Ms Nandy said Labour would put power back into community's hands so that "we can drive and shape decisions about the places that we call home, no more go begging cap in hand to people hundreds of miles away, who've never set foot in our communities, but think they know better how to solve challenges."
She said Labour would "get those good clean energy jobs back into our coastal and industrial towns in every part of the United Kingdom, so that workers in Fife don't have to suffer the indignity of seeing wind turbines being manufactured in Indonesia, when we have the skills and the capability to make them here."
Ms Nandy added: "That sense of pride and purpose has been robbed from us, in many, many parts of this country. And we're going to restore it to people."

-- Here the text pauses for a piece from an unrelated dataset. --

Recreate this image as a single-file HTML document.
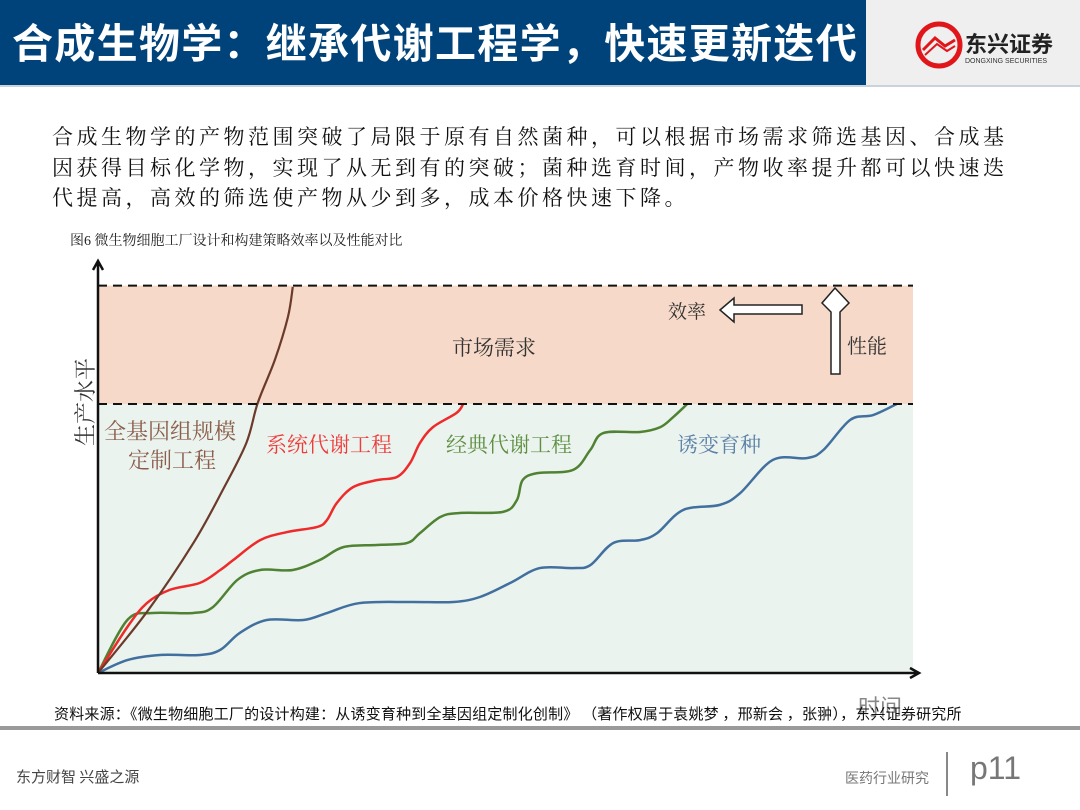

Welsh First Minister Mark Drakeford was also asked for his thoughts. He said his party’s success in Wales had come by “recognising that the things that matter to working people in Wales matter to working people in Scotland and England and elsewhere in the United Kingdom, but that they are distinctly different as well.”
He added: “You know, we have a language, we have a history, we have a politics, Labour has won the majority in the general election in Wales for 100 years, and did so even in the darkest days of 2019.
“So, while you have to craft a future for the United Kingdom that is based on commonality and solidarity, if you don't find a way of accommodating identity, alongside it, you're only ever telling part of the story.
“And if we've tried to do anything in Wales, it's been to combine our socialist history and our sense of social solidarity, at the same time as making sure that the identity that people feel between the Labour Party and being Welsh remains absolutely solid in their minds.”